Once submitted, verification usually takes under 24 hours during business days—and often under 2 hours. The system auto-checks image clarity, document validity, and name consistency. Human review kicks in only if something’s ambiguous (e.g., a passport with handwritten annotations, or an ID where the birthdate looks suspiciously like ‘1901’). Pro tip: hold your ID steady, use natural light, and avoid filters. Yes, even the ‘Clarendon’ filter. Your ID photo does not need aesthetic cohesion with your Instagram grid.

If rejected? Don’t panic. Tencent provides clear rejection reasons: ‘Blurry corners’, ‘Name mismatch with registration’, ‘Expired document’. Fix it, re-upload, and try again. It’s less ‘interrogation’, more ‘friendly library desk assistant asking you to rescan your library card’.

Final Thought: Verification Isn’t a Barrier—It’s a Bridge

Real-name verification sounds bureaucratic. It feels like paperwork. But zoom out: it’s what keeps your cloud environment safer, more accountable, and—ironically—more open. Verified accounts gain access to advanced features (WAF, DDoS protection, enterprise support), higher quotas, and compliance-ready certifications (ISO 27001, GDPR-ready tools, etc.). Unverified accounts? They’re stuck in ‘sandbox limbo’—like being handed a Ferrari key… but only allowed to rev the engine in the parking lot.

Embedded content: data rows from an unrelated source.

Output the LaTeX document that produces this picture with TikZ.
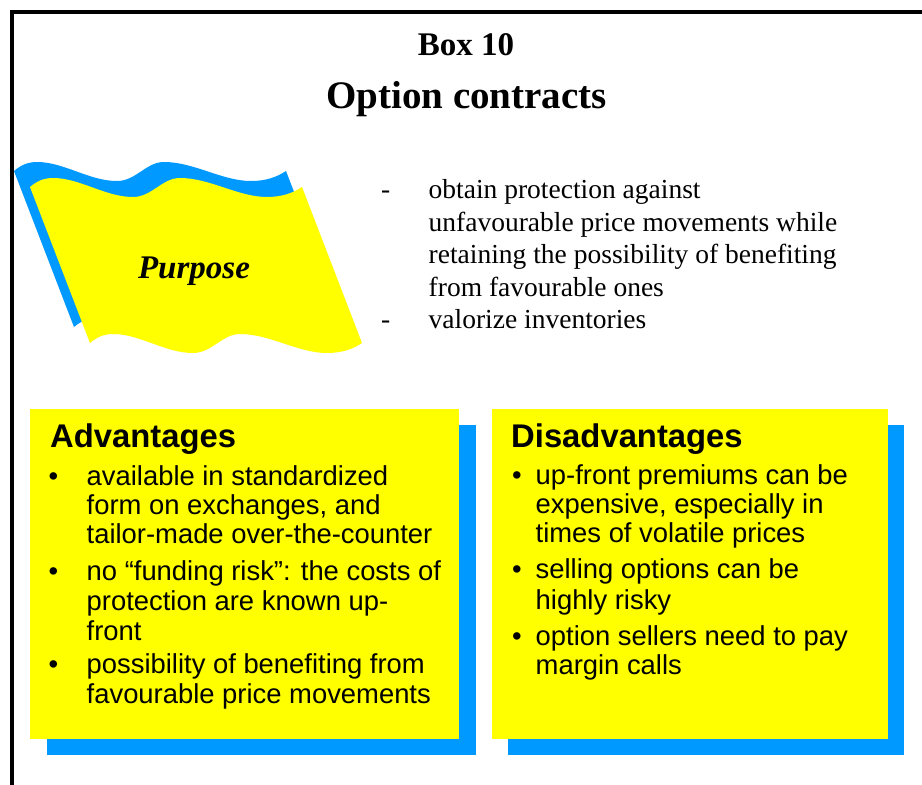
\documentclass[tikz,border=0pt]{standalone}
\usepackage{fontspec}
\setmainfont{Liberation Serif}
\newfontfamily\arialfont{Liberation Sans}
\definecolor{flagyellow}{RGB}{255,255,0}
\definecolor{shadowblue}{RGB}{0,153,255}
\tikzset{
  flagshape/.pic={
    \path[pic actions] (30,187) .. controls (37,181) and (44,178) .. (53,178)
      .. controls (80,178) and (105,197) .. (133,197)
      .. controls (152,197) and (162,178) .. (180,178)
      .. controls (210,178) and (238,197) .. (267,197)
      .. controls (282,197) and (293,193) .. (302,187)
      -- (362,343)
      .. controls (353,349) and (342,353) .. (327,353)
      .. controls (298,353) and (270,334) .. (240,334)
      .. controls (222,334) and (212,353) .. (193,353)
      .. controls (165,353) and (140,334) .. (113,334)
      .. controls (104,334) and (97,337) .. (90,343)
      -- cycle;
  },
  yellowbox/.style={fill=flagyellow, draw=none, inner sep=0pt, anchor=north west},
  bluebox/.style={fill=shadowblue, draw=none, inner sep=0pt, anchor=north west},
  boxtext/.style={anchor=base west, inner sep=0pt, font=\arialfont\fontsize{27.4}{30}\selectfont},
  boxhead/.style={anchor=base west, inner sep=0pt, font=\arialfont\bfseries\fontsize{32.8}{36}\selectfont},
  listtext/.style={anchor=base west, inner sep=0pt, font=\fontsize{27.5}{32}\selectfont},
  titletext/.style={anchor=base, inner sep=0pt, font=\bfseries\fontsize{#1}{#1}\selectfont},
}
\begin{document}
\begin{tikzpicture}[x=1pt, y=-1pt]
\useasboundingbox (0,0) rectangle (922,785);
\fill[white] (0,0) rectangle (922,785);
% frame (top and left)
\fill[black] (10,10) rectangle (922,14);
\fill[black] (10,10) rectangle (14,785);

% titles
\node[titletext=33] (boxno) at (466,55) {Box 10};
\node[titletext=39] (title) at (466.5,108) {Option contracts};

% flag
\pic[fill=shadowblue] at (-16,-16) {flagshape};
\pic[fill=flagyellow] at (0,0) {flagshape};
\node[anchor=base, inner sep=0pt, font=\bfseries\itshape\fontsize{33}{34}\selectfont] (purpose) at (194,278) {Purpose};

% purpose list
\node[listtext] (d1) at (381,198.5) {-};
\node[listtext] (p1) at (428.5,198.5) {obtain protection against};
\node[listtext] (p2) at (428.5,231) {unfavourable price movements while};
\node[listtext] (p3) at (428.5,263.5) {retaining the possibility of benefiting};
\node[listtext] (p4) at (428.5,296) {from favourable ones};
\node[listtext] (d2) at (381,328.5) {-};
\node[listtext] (p5) at (428.5,328.5) {valorize inventories};

% Advantages box
\node[bluebox, minimum width=429pt, minimum height=330pt] (advshadow) at (47,425) {};
\node[yellowbox, minimum width=429pt, minimum height=330pt] (adv) at (30,409) {};
\node[boxhead] (advhead) at (50,447.7) {Advantages};
\node[boxtext] (ab1) at (48.5,485) {•};
\node[boxtext] (a1) at (86.5,485) {available in standardized};
\node[boxtext] (a2) at (86.5,514.3) {form on exchanges, and};
\node[boxtext] (a3) at (86.5,543.3) {tailor-made over-the-counter};
\node[boxtext] (ab2) at (48.5,580) {•};
\node[boxtext] (a4) at (86.5,580) {no “funding risk”: the costs of};
\node[boxtext] (a5) at (86.5,610.7) {protection are known up-};
\node[boxtext] (a6) at (86.5,640) {front};
\node[boxtext] (ab3) at (48.5,673.3) {•};
\node[boxtext] (a7) at (86.5,673.3) {possibility of benefiting from};
\node[boxtext] (a8) at (86.5,703.3) {favourable price movements};

% Disadvantages box
\node[bluebox, minimum width=396pt, minimum height=330pt] (disshadow) at (508,425) {};
\node[yellowbox, minimum width=396pt, minimum height=330pt] (dis) at (492,409) {};
\node[boxhead] (dishead) at (511,447.7) {Disadvantages};
\node[boxtext] (db1) at (512,484.3) {•};
\node[boxtext] (b1) at (535.5,484.3) {up-front premiums can be};
\node[boxtext] (b2) at (535.5,513) {expensive, especially in};
\node[boxtext] (b3) at (535.5,542.7) {times of volatile prices};
\node[boxtext] (db2) at (512,578.3) {•};
\node[boxtext] (b4) at (535.5,578.3) {selling options can be};
\node[boxtext] (b5) at (535.5,609.3) {highly risky};
\node[boxtext] (db3) at (512,645) {•};
\node[boxtext] (b6) at (535.5,645) {option sellers need to pay};
\node[boxtext] (b7) at (535.5,674) {margin calls};
\end{tikzpicture}
\end{document}
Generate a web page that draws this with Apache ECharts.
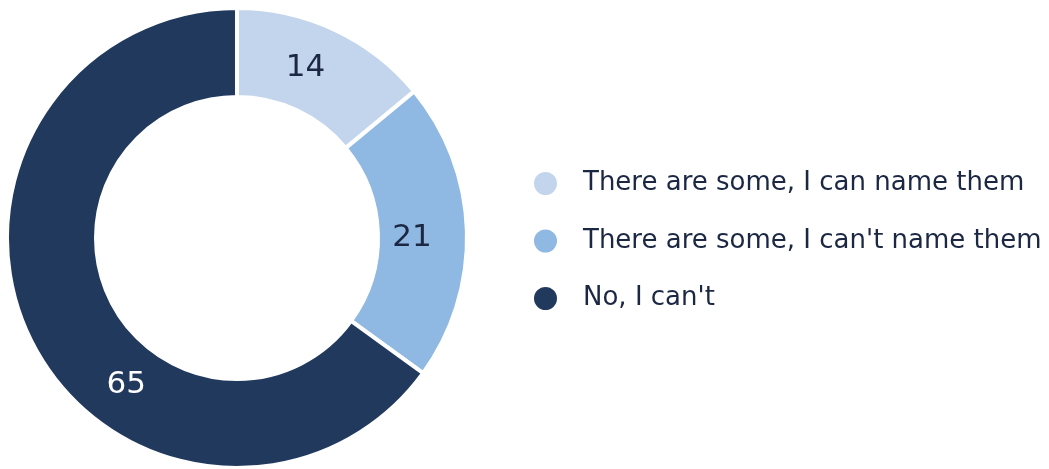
<!DOCTYPE html>
<html>
<head>
<meta charset="utf-8">
<script src="https://cdn.jsdelivr.net/npm/echarts@6/dist/echarts.min.js"></script>
<style>
  html, body { margin: 0; padding: 0; background: #ffffff; }
  #chart { width: 1049px; height: 469px; }
</style>
</head>
<body>
<div id="chart"></div>
<script>
// Answer categories and their shares (percent)
const categories = [
  'There are some, I can name them',
  "There are some, I can't name them",
  "No, I can't"
];
const values = [14, 21, 65];
const colors = ['#c3d5ec', '#8fb8e2', '#22395e'];
const labelColors = ['#1b2743', '#1b2743', '#ffffff'];

const FONT = '"DejaVu Sans", "Noto Sans", sans-serif';
const CX = 237, CY = 238;
// where each value label sits on the ring: angle clockwise from 12 o'clock, distance from centre
const labelAngles = [22, 90, 217];
const labelRadii = [183, 175, 184];

const chart = echarts.init(document.getElementById('chart'), null, { renderer: 'canvas' });

const seriesData = categories.map((name, i) => ({
  name,
  value: values[i],
  itemStyle: { color: colors[i] },
  label: { color: labelColors[i] }
}));

chart.setOption({
  animation: false,
  backgroundColor: '#ffffff',
  legend: {
    orient: 'vertical',
    left: 527,
    top: 165,
    icon: 'circle',
    itemWidth: 25,
    itemHeight: 25,
    itemGap: 30.5,
    selectedMode: false,
    textStyle: {
      fontFamily: FONT,
      fontSize: 26,
      color: '#1b2743',
      padding: [0, 0, 0, 20],
      lineHeight: 25
    },
    data: categories
  },
  series: [{
    type: 'pie',
    center: [CX, CY],
    radius: [141, 230],
    startAngle: 90,
    clockwise: true,
    silent: true,
    itemStyle: { borderColor: '#ffffff', borderWidth: 4 },
    label: {
      show: true,
      position: 'inside',
      formatter: '{c}',
      fontFamily: FONT,
      fontSize: 31
    },
    labelLine: { show: false },
    labelLayout: function (p) {
      const a = labelAngles[p.dataIndex] * Math.PI / 180;
      const r = labelRadii[p.dataIndex];
      return {
        x: CX + r * Math.sin(a),
        y: CY - r * Math.cos(a),
        align: 'center',
        verticalAlign: 'middle'
      };
    },
    data: seriesData
  }]
});
</script>
</body>
</html>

So next time you see that ID upload prompt, don’t groan. Smile. Upload. And maybe whisper a quiet thanks to the lawmakers, auditors, and security teams who made sure your dumpling blog—while humble—is also hosted on infrastructure that won’t get shut down because someone else skipped the paperwork. After all, good cloud hygiene starts with knowing who’s holding the keyboard.

(And if you *still* refuse verification? There’s always… ahem… that Raspberry Pi under your desk. Just remember: its Wi-Fi password is still ‘password123’. We’re watching.)